# Recorded data:
* * *

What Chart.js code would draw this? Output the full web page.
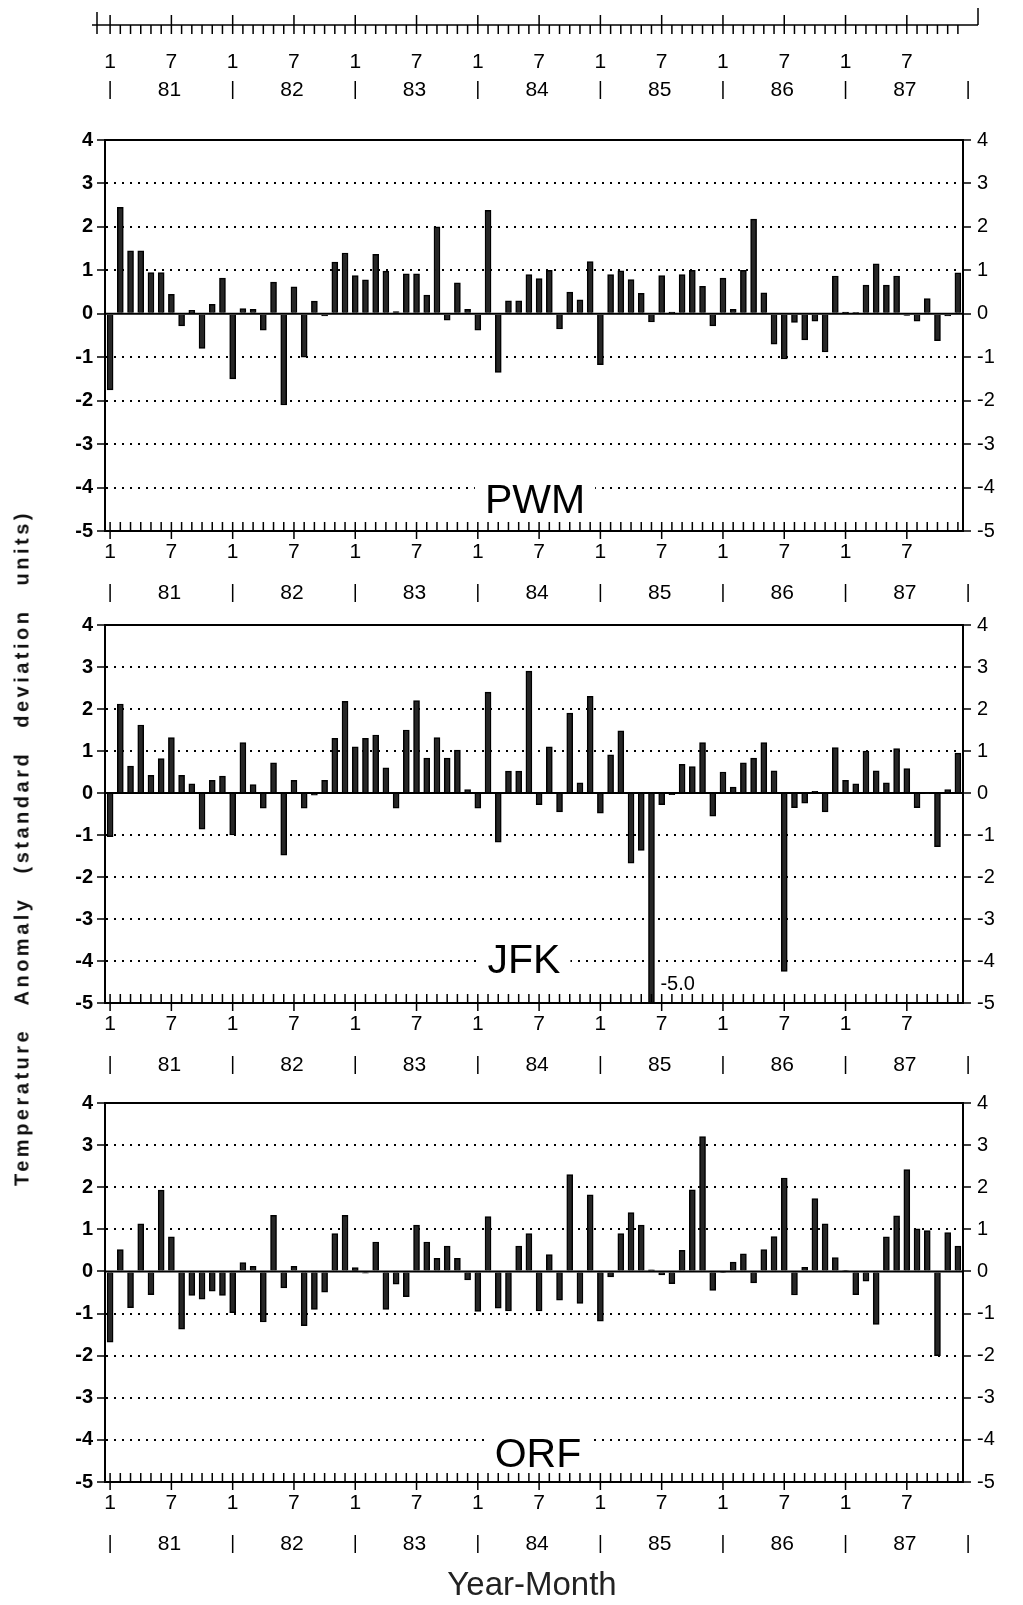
<!DOCTYPE html>
<html>
<head>
<meta charset="utf-8">
<script src="https://cdn.jsdelivr.net/npm/chart.js@4.4.0/dist/chart.umd.min.js"></script>
<style>
  html, body { margin: 0; padding: 0; background: #fff; }
  #page { position: relative; width: 1023px; height: 1605px; background: #fff; overflow: hidden; }
  .panel { position: absolute; left: 0; }
  #ytitle {
    position: absolute; left: 22px; top: 848px;
    transform: translate(-50%, -50%) rotate(-90deg);
    white-space: nowrap; color: #111;
    font: bold 20px "Liberation Sans", Arial, sans-serif;
    letter-spacing: 3.5px; word-spacing: 14px;
  }
</style>
</head>
<body>
<div id="page">
  <canvas class="panel" id="pwmChart" width="1023" height="605" style="top:0"></canvas>
  <canvas class="panel" id="jfkChart" width="1023" height="470" style="top:605px"></canvas>
  <canvas class="panel" id="orfChart" width="1023" height="530" style="top:1075px"></canvas>
  <div id="ytitle">Temperature Anomaly (standard deviation units)</div>
</div>
<script>
// Monthly anomalies, Jan 1981 .. Dec 1987
const years = ['81', '82', '83', '84', '85', '86', '87'];
const monthNumbers = [1, 2, 3, 4, 5, 6, 7, 8, 9, 10, 11, 12];

const pwmValues = [
  -1.75, 2.45, 1.45, 1.45, 0.95, 0.95, 0.45, -0.28, 0.08, -0.8, 0.22, 0.82,
  -1.5, 0.12, 0.1, -0.38, 0.73, -2.1, 0.62, -1.0, 0.29, -0.05, 1.19, 1.4,
  0.88, 0.78, 1.37, 0.98, 0.05, 0.92, 0.92, 0.43, 2.0, -0.15, 0.71, 0.1,
  -0.38, 2.38, -1.35, 0.3, 0.3, 0.9, 0.81, 1.0, -0.35, 0.5, 0.32, 1.2,
  -1.17, 0.9, 0.99, 0.79, 0.47, -0.19, 0.88, 0.04, 0.9, 1.0, 0.63, -0.28,
  0.82, 0.1, 1.0, 2.18, 0.48, -0.7, -1.04, -0.2, -0.6, -0.17, -0.88, 0.87,
  0.04, 0.03, 0.66, 1.15, 0.66, 0.87, -0.04, -0.17, 0.35, -0.62, -0.05, 0.94
];
const jfkValues = [
  -1.04, 2.12, 0.64, 1.62, 0.42, 0.82, 1.32, 0.42, 0.22, -0.86, 0.3, 0.4,
  -1.0, 1.2, 0.2, -0.36, 0.72, -1.48, 0.3, -0.36, -0.05, 0.3, 1.3, 2.18,
  1.1, 1.3, 1.38, 0.6, -0.36, 1.5, 2.2, 0.83, 1.32, 0.83, 1.02, 0.08,
  -0.36, 2.4, -1.17, 0.52, 0.52, 2.9, -0.28, 1.1, -0.45, 1.9, 0.24, 2.3,
  -0.48, 0.91, 1.48, -1.67, -1.37, -5.0, -0.28, -0.04, 0.68, 0.63, 1.2, -0.55,
  0.5, 0.14, 0.72, 0.83, 1.2, 0.53, -4.25, -0.35, -0.24, 0.04, -0.45, 1.08,
  0.3, 0.22, 1.0, 0.53, 0.24, 1.06, 0.58, -0.35, -0.02, -1.28, 0.08, 0.95
];
const orfValues = [
  -1.68, 0.52, -0.86, 1.13, -0.55, 1.93, 0.82, -1.37, -0.57, -0.66, -0.47, -0.57,
  -0.98, 0.21, 0.12, -1.2, 1.33, -0.39, 0.12, -1.29, -0.9, -0.49, 0.9, 1.33,
  0.09, -0.04, 0.7, -0.9, -0.3, -0.6, 1.1, 0.7, 0.31, 0.6, 0.31, -0.2,
  -0.95, 1.3, -0.87, -0.94, 0.6, 0.9, -0.94, 0.4, -0.68, 2.3, -0.76, 1.82,
  -1.18, -0.13, 0.9, 1.4, 1.1, 0.04, -0.08, -0.29, 0.5, 1.94, 3.2, -0.45,
  -0.02, 0.22, 0.42, -0.27, 0.52, 0.83, 2.22, -0.56, 0.1, 1.73, 1.13, 0.33,
  0.02, -0.55, -0.23, -1.26, 0.82, 1.32, 2.42, 1.01, 0.97, -2.0, 0.92, 0.6
];

const yMin = -5;
const yMax = 4;

const categories = years.flatMap(yr => monthNumbers.map(m => yr + '-' + m));
const FONT = '"Liberation Sans", Arial, Helvetica, sans-serif';

function isMajor(i) {
  const m = monthNumbers[i % 12];
  return m === 1 || m === 7;
}

// "1  7" row and "| 81 |" row under a month axis
function drawDateRows(ctx, x, rowY, yearY) {
  const step = x.getPixelForValue(1) - x.getPixelForValue(0);
  ctx.font = '21px ' + FONT;
  ctx.textAlign = 'center';
  ctx.textBaseline = 'middle';
  ctx.lineWidth = 1.5;
  categories.forEach((c, i) => {
    if (isMajor(i)) ctx.fillText(String(monthNumbers[i % 12]), x.getPixelForValue(i), rowY);
  });
  const sep = px => {
    ctx.beginPath();
    ctx.moveTo(px, yearY - 9);
    ctx.lineTo(px, yearY + 9);
    ctx.stroke();
  };
  years.forEach((yr, k) => {
    sep(x.getPixelForValue(k * 12));
    ctx.fillText(yr, x.getPixelForValue(k * 12 + 6) - 2, yearY);
  });
  sep(x.getPixelForValue(categories.length - 1) + step);
}

function drawTopStrip(ctx, x, area) {
  const lineY = 25;
  ctx.lineWidth = 1.5;
  ctx.beginPath();
  ctx.moveTo(area.left - 13, lineY);
  ctx.lineTo(area.right + 15, lineY);
  ctx.moveTo(area.left - 8, lineY - 13);
  ctx.lineTo(area.left - 8, lineY + 9);
  ctx.moveTo(area.right + 15, lineY - 17);
  ctx.lineTo(area.right + 15, lineY);
  categories.forEach((c, i) => {
    const px = x.getPixelForValue(i);
    ctx.moveTo(px, lineY + 9);
    ctx.lineTo(px, isMajor(i) ? lineY - 10 : lineY);
  });
  ctx.stroke();
  drawDateRows(ctx, x, 62, 90);
}

const monthAxisPlugin = {
  id: 'monthAxis',
  beforeDatasetsDraw(chart) {
    const { ctx, chartArea: area, scales: { y } } = chart;
    const y0 = y.getPixelForValue(0);
    ctx.save();
    ctx.strokeStyle = '#000';
    ctx.lineWidth = 2;
    ctx.beginPath();
    ctx.moveTo(area.left, y0);
    ctx.lineTo(area.right, y0);
    ctx.stroke();
    ctx.restore();
  },
  afterDraw(chart, args, opts) {
    const { ctx, chartArea: area, scales: { x, y } } = chart;
    ctx.save();
    ctx.strokeStyle = '#000';
    ctx.fillStyle = '#000';

    // top and bottom of the frame
    ctx.lineWidth = 2;
    ctx.beginPath();
    ctx.moveTo(area.left, area.top);
    ctx.lineTo(area.right, area.top);
    ctx.moveTo(area.left, area.bottom);
    ctx.lineTo(area.right, area.bottom);
    ctx.stroke();

    // month ticks: every month up into the plot, Jan/Jul also below
    ctx.lineWidth = 1.5;
    ctx.beginPath();
    categories.forEach((c, i) => {
      const px = x.getPixelForValue(i);
      ctx.moveTo(px, area.bottom - 9);
      ctx.lineTo(px, area.bottom + (isMajor(i) ? 8 : 0));
    });
    ctx.stroke();
    drawDateRows(ctx, x, area.bottom + 21, area.bottom + 62);

    if (opts.topStrip) drawTopStrip(ctx, x, area);

    // station name sitting on the -4 gridline
    ctx.font = '41px ' + FONT;
    ctx.textAlign = 'center';
    ctx.textBaseline = 'middle';
    const cx = (area.left + area.right) / 2 + opts.labelDx;
    const cy = y.getPixelForValue(opts.labelValue);
    const tw = ctx.measureText(opts.station).width;
    ctx.fillStyle = '#fff';
    ctx.fillRect(cx - tw / 2 - 10, cy - 17, tw + 20, 34);
    ctx.fillStyle = '#000';
    ctx.fillText(opts.station, cx, cy + 1);

    if (opts.note) {
      ctx.font = '20px ' + FONT;
      ctx.textAlign = 'left';
      ctx.fillText(opts.note.text, x.getPixelForValue(opts.note.index) + 9, y.getPixelForValue(opts.note.value));
    }

    if (opts.xTitle) {
      ctx.font = '33px ' + FONT;
      ctx.textAlign = 'center';
      ctx.fillStyle = '#222';
      ctx.fillText(opts.xTitle, (area.left + area.right) / 2 - 2, area.bottom + 104);
    }
    ctx.restore();
  }
};

function valueAxis(position) {
  const left = position === 'left';
  return {
    type: 'linear',
    position: position,
    min: yMin,
    max: yMax,
    afterFit: function(scale) {
      scale.width = left ? 60 : 50;
    },
    ticks: {
      stepSize: 1,
      color: '#000',
      padding: left ? 4 : 6,
      font: { family: FONT, size: 20, weight: left ? 'bold' : 'normal' }
    },
    grid: {
      drawOnChartArea: left,
      color: function(context) {
        const v = context.tick ? context.tick.value : null;
        return (v === 0 || v === yMin || v === yMax) ? 'rgba(0,0,0,0)' : '#000';
      },
      lineWidth: 2,
      tickLength: 8,
      tickColor: '#000',
      tickWidth: 1.5
    },
    border: { display: true, color: '#000', width: 2, dash: [2, 6] }
  };
}

function makePanel(canvasId, values, padding, axisOpts) {
  return new Chart(document.getElementById(canvasId), {
    type: 'bar',
    data: {
      labels: categories,
      datasets: [{
        data: values,
        backgroundColor: '#262626',
        borderColor: '#000',
        borderWidth: 1.5,
        barThickness: 6
      }]
    },
    options: {
      responsive: false,
      animation: false,
      layout: { padding: padding },
      plugins: {
        legend: { display: false },
        tooltip: { enabled: false },
        monthAxis: axisOpts
      },
      scales: {
        x: { type: 'category', display: false, offset: true },
        y: valueAxis('left'),
        y2: valueAxis('right')
      }
    },
    plugins: [monthAxisPlugin]
  });
}

makePanel('pwmChart', pwmValues,
  { left: 45, right: 10, top: 140, bottom: 74 },
  { station: 'PWM', labelValue: -4.3, labelDx: 1, topStrip: true });

makePanel('jfkChart', jfkValues,
  { left: 45, right: 10, top: 20, bottom: 72 },
  { station: 'JFK', labelValue: -4.0, labelDx: -10, note: { text: '-5.0', index: 53, value: -4.55 } });

makePanel('orfChart', orfValues,
  { left: 45, right: 10, top: 28, bottom: 123 },
  { station: 'ORF', labelValue: -4.35, labelDx: 4, xTitle: 'Year-Month' });
</script>
</body>
</html>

* * *

# Exercise directions:
Write down every line from the opening of the listing to the line with "10, 11, 12];", both included, and nothing else; the pictures are omitted.

# Solution to the exercise:
What Chart.js code would draw this? Output the full web page.
<!DOCTYPE html>
<html>
<head>
<meta charset="utf-8">
<script src="https://cdn.jsdelivr.net/npm/chart.js@4.4.0/dist/chart.umd.min.js"></script>
<style>
  html, body { margin: 0; padding: 0; background: #fff; }
  #page { position: relative; width: 1023px; height: 1605px; background: #fff; overflow: hidden; }
  .panel { position: absolute; left: 0; }
  #ytitle {
    position: absolute; left: 22px; top: 848px;
    transform: translate(-50%, -50%) rotate(-90deg);
    white-space: nowrap; color: #111;
    font: bold 20px "Liberation Sans", Arial, sans-serif;
    letter-spacing: 3.5px; word-spacing: 14px;
  }
</style>
</head>
<body>
<div id="page">
  <canvas class="panel" id="pwmChart" width="1023" height="605" style="top:0"></canvas>
  <canvas class="panel" id="jfkChart" width="1023" height="470" style="top:605px"></canvas>
  <canvas class="panel" id="orfChart" width="1023" height="530" style="top:1075px"></canvas>
  <div id="ytitle">Temperature Anomaly (standard deviation units)</div>
</div>
<script>
// Monthly anomalies, Jan 1981 .. Dec 1987
const years = ['81', '82', '83', '84', '85', '86', '87'];
const monthNumbers = [1, 2, 3, 4, 5, 6, 7, 8, 9, 10, 11, 12];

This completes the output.